Brief of Professors Sant'Ambrogio and Zimmerman as Amicus Curiae in Support of Plaintiffs' Motion for Summary Judgment in Bauer v. Devos
28 Pages Posted: 20 Dec 2017 Last revised: 14 May 2018
Date Written: May 1, 2018
This amicus brief explains why the Education Department's recent decision to suspend new rules that would help defrauded students obtain debt relief was arbitrary and capricious. Following an extensive process that generated over 50,000 public comments, on November 1, 2016, the Department of Education released new rules for students seeking debt relief (the “2016 Regulations”). The 2016 Regulations included a “group process” under which Department officials could commence a single action to consistently adjudicate common facts and claims on behalf of a large group of student borrowers against the same school. The process was adopted in response to the collapse of the Corinthian Colleges, which prompted thousands of students to petition the Department for debt relief in 2016.

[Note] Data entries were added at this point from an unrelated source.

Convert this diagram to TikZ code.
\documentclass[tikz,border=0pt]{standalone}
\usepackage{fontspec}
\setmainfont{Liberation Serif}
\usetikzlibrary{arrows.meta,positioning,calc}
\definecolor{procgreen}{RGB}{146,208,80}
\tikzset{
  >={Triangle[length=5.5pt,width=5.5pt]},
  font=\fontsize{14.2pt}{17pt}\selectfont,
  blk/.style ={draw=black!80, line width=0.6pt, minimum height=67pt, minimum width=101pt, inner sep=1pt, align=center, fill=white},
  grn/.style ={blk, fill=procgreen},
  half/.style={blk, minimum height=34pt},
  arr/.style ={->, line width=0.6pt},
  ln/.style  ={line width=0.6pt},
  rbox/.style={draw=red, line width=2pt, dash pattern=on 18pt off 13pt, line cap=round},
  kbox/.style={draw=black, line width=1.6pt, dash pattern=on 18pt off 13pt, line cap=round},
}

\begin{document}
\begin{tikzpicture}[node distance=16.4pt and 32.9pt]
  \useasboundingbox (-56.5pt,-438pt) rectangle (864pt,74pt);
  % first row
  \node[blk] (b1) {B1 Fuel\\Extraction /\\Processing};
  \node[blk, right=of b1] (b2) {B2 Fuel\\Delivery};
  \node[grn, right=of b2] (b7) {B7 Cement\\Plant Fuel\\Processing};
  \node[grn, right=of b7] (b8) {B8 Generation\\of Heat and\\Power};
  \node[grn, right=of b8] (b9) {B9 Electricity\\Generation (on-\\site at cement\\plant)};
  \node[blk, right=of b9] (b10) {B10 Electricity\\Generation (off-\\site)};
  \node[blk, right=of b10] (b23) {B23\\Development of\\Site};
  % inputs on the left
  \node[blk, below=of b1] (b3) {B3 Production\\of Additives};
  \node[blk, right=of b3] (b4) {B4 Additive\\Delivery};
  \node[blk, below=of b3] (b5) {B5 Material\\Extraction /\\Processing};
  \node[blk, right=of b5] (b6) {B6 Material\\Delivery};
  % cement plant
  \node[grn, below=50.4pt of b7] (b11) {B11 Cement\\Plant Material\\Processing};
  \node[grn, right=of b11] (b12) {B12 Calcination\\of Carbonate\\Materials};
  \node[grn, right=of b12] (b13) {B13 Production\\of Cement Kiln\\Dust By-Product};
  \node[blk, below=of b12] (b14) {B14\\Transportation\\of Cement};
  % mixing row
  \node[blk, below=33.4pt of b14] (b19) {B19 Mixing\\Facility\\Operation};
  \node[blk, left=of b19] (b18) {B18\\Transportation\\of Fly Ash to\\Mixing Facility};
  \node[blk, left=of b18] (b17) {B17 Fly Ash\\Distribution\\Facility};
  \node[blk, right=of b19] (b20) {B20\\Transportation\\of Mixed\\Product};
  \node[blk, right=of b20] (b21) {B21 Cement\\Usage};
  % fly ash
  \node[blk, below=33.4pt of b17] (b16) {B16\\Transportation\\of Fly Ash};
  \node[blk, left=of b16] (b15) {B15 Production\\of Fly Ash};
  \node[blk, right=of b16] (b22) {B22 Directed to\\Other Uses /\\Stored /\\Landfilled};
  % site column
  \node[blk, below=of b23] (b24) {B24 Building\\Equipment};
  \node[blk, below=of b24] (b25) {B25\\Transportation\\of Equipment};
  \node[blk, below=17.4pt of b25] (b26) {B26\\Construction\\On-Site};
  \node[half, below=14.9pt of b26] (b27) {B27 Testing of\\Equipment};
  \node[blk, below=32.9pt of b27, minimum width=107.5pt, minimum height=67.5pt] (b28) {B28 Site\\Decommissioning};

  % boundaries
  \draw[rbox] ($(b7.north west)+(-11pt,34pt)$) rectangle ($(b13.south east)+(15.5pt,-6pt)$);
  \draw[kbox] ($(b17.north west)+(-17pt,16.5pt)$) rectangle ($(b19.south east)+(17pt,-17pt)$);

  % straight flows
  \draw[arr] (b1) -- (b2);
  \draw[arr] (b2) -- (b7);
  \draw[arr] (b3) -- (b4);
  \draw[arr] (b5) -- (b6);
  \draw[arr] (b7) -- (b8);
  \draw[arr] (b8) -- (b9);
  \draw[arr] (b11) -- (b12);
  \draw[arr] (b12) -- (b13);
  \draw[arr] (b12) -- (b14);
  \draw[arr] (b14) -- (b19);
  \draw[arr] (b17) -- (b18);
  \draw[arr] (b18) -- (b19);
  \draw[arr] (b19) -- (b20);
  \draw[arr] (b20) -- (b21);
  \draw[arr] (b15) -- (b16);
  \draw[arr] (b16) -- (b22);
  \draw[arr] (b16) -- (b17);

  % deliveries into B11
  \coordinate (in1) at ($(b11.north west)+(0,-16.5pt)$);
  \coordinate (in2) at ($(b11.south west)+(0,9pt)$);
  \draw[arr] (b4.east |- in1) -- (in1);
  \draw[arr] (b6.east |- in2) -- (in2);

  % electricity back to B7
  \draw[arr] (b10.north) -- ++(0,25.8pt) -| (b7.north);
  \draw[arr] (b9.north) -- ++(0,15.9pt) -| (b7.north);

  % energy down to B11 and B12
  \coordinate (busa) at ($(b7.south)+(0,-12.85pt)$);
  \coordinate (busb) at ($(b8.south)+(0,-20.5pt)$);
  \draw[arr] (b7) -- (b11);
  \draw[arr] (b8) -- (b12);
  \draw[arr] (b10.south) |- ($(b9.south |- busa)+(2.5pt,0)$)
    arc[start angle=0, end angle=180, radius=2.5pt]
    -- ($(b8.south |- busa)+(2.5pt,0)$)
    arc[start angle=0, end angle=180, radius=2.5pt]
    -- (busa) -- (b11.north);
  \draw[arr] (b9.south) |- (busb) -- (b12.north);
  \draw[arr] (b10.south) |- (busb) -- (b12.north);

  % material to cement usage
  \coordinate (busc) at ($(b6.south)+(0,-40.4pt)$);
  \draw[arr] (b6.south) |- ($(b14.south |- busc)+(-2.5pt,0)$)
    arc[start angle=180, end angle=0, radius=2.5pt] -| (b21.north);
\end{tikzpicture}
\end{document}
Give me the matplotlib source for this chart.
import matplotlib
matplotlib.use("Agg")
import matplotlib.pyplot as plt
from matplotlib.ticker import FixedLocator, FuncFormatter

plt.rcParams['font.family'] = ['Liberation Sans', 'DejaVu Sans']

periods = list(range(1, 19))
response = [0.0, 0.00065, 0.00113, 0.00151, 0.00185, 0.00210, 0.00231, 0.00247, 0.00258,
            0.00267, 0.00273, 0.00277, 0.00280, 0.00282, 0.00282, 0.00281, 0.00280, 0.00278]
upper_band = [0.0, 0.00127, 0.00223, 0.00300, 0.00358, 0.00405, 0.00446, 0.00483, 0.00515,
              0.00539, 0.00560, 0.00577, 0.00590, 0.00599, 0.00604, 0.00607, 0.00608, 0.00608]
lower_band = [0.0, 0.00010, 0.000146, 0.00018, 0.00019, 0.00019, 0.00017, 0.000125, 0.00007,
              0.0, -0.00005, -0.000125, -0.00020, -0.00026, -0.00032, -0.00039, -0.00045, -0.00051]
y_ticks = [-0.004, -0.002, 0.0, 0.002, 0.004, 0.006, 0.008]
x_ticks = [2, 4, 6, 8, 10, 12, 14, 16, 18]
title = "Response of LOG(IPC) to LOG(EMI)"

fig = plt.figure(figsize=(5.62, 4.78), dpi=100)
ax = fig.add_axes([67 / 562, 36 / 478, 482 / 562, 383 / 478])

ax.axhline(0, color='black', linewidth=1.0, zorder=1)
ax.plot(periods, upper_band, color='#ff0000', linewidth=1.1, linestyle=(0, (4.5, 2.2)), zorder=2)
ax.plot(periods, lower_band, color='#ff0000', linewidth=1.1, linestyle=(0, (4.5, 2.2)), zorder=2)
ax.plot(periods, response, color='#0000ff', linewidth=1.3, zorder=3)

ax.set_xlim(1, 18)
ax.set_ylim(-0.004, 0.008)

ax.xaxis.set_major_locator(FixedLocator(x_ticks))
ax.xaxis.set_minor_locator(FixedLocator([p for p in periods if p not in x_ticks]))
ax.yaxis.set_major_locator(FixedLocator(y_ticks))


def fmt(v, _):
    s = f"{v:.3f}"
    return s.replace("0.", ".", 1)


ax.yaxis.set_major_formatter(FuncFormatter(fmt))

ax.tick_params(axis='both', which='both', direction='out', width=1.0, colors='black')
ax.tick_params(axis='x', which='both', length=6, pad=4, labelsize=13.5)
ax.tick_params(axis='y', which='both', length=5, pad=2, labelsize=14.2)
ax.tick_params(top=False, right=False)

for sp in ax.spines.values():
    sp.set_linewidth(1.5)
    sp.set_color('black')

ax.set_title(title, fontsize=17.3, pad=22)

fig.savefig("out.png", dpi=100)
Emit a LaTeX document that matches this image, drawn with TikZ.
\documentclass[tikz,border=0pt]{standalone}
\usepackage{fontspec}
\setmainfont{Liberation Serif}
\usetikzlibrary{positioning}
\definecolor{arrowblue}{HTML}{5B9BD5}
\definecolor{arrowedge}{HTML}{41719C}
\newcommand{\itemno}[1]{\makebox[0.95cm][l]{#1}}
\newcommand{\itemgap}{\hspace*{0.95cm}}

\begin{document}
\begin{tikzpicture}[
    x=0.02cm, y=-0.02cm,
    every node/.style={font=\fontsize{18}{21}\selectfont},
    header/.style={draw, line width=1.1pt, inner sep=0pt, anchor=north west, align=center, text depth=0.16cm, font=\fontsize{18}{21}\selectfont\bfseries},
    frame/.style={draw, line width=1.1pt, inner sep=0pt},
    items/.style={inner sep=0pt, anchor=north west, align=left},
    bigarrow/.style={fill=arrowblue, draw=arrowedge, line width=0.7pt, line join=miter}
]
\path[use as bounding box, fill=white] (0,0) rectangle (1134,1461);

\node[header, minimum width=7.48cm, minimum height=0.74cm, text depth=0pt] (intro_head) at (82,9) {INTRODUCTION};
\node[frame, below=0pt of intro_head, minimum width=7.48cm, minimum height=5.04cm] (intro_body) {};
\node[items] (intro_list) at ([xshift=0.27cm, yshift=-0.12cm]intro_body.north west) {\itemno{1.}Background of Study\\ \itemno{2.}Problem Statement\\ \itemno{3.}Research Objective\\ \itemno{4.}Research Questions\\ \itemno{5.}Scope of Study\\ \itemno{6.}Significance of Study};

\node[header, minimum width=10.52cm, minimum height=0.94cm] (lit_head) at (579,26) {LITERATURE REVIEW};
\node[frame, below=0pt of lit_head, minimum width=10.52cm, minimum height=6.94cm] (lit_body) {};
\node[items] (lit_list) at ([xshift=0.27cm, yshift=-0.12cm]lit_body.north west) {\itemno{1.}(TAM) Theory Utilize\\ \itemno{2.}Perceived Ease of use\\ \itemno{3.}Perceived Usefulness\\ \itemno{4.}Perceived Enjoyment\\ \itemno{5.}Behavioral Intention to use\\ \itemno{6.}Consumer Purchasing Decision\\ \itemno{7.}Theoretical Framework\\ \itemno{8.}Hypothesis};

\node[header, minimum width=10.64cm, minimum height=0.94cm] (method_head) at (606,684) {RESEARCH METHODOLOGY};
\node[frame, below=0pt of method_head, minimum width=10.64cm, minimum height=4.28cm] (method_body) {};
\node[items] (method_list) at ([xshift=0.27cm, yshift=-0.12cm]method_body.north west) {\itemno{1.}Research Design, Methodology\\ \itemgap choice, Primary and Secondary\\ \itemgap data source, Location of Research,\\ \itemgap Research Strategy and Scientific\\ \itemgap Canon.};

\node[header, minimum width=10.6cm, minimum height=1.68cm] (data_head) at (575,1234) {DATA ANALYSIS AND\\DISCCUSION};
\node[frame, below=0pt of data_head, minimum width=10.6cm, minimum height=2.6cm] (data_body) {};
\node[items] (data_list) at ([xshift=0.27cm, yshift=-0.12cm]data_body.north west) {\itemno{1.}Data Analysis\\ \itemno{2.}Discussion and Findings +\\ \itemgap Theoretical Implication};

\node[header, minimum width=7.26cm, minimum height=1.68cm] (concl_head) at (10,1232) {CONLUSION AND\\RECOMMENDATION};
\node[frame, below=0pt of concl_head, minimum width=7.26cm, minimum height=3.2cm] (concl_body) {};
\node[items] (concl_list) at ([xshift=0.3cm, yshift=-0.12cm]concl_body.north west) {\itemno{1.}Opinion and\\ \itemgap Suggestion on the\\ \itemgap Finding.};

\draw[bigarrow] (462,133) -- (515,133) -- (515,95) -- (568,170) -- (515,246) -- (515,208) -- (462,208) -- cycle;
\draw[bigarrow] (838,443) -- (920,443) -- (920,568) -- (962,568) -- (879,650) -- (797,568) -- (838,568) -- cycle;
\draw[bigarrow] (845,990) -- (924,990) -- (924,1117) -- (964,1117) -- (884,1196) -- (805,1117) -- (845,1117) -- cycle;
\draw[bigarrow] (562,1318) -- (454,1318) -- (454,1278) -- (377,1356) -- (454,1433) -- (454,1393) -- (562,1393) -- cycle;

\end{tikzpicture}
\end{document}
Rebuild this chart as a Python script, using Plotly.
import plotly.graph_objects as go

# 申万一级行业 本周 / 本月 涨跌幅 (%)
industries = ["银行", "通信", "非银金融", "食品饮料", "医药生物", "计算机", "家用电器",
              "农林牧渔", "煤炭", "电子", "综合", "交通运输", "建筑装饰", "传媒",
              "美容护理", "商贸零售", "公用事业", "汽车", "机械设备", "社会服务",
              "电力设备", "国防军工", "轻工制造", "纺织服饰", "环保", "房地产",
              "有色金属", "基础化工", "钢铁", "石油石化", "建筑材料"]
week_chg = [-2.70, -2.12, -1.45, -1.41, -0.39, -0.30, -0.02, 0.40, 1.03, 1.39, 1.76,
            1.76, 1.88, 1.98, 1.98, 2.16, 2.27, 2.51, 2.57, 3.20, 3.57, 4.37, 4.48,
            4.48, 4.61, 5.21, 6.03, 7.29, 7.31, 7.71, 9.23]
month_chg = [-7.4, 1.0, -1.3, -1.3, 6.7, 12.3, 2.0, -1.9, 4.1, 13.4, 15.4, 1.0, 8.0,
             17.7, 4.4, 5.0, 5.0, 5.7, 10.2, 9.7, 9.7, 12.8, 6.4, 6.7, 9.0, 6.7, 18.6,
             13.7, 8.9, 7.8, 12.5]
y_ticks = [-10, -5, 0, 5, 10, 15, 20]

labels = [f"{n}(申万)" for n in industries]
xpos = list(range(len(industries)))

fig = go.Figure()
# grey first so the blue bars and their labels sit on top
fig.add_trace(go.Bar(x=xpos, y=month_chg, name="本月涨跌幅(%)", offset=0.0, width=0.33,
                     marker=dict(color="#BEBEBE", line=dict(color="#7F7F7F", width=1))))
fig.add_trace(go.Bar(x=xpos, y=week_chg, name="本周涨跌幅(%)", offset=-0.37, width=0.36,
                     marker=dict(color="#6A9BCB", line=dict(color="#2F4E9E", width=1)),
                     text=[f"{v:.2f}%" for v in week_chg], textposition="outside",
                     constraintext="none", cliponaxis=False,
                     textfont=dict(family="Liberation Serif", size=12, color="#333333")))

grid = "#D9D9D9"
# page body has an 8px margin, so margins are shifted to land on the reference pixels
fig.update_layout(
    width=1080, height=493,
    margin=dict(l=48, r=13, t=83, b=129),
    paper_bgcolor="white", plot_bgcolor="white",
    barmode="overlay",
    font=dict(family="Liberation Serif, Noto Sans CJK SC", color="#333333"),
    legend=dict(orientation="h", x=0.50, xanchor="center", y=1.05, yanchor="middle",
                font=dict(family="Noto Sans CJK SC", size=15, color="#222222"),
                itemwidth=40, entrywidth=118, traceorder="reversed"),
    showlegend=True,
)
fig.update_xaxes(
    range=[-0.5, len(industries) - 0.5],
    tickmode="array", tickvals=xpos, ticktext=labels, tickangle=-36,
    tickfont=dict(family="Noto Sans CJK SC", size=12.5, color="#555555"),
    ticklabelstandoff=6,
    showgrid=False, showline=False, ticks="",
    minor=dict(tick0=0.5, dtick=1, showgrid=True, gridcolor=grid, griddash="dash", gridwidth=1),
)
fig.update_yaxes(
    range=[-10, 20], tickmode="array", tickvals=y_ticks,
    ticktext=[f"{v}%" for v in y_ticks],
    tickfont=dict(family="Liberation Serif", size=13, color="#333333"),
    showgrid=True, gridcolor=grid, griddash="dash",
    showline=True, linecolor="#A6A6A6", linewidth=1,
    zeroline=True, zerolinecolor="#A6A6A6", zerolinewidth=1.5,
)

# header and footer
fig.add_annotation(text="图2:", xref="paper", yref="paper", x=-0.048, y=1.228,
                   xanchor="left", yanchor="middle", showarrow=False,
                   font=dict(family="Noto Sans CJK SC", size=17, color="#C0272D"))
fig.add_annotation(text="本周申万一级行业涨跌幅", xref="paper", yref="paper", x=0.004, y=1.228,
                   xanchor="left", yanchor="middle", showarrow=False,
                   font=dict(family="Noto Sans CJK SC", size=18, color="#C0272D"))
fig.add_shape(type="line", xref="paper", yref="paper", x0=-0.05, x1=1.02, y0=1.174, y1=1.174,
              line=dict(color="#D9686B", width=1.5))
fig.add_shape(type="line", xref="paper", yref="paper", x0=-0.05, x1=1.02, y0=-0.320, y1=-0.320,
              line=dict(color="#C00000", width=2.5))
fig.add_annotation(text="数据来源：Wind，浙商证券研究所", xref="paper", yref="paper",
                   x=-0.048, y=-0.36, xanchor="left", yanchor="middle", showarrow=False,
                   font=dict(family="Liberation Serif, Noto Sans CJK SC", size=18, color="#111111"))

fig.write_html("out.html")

At the time, the Department stated that a centralized hearing process offered many benefits: (1) students and schools gained access to a “consistent, clear, fair, and transparent” process; (2) administrators conserved resources by avoiding repetitive claims; and (3) taxpayers saved money when discharged federal loans were offset by money recovered from schools found to have engaged in misconduct. But two weeks before the rules were to take effect, the Department suspended this procedure, without explanation, just as its backlog of claims surged to historic levels (the “Delay Rule”). Four months later, the Department further delayed the effective date of the 2016 Regulations in an Interim Final Rule.
We offer the Court a unique perspective, based on extensive research, about the impact of the Department’s delay on the “group process,” which was a critical part of the 2016 Regulations. The Department’s failure to provide any explanation for suspending that part of the 2016 Regulations was itself “arbitrary and capricious” and “contrary to law.” As we show, the Department carefully crafted this group process, repeatedly emphasizing that it was necessary to fairly resolve large numbers of student claims for debt relief. But just when the Department faced mounting backlogs of those same claims, the Department suspended that part of the rule without any justification. With a backlog of student applications approaching 100,000 claims, the Department has needlessly shelved a process carefully designed to provide students with swift relief.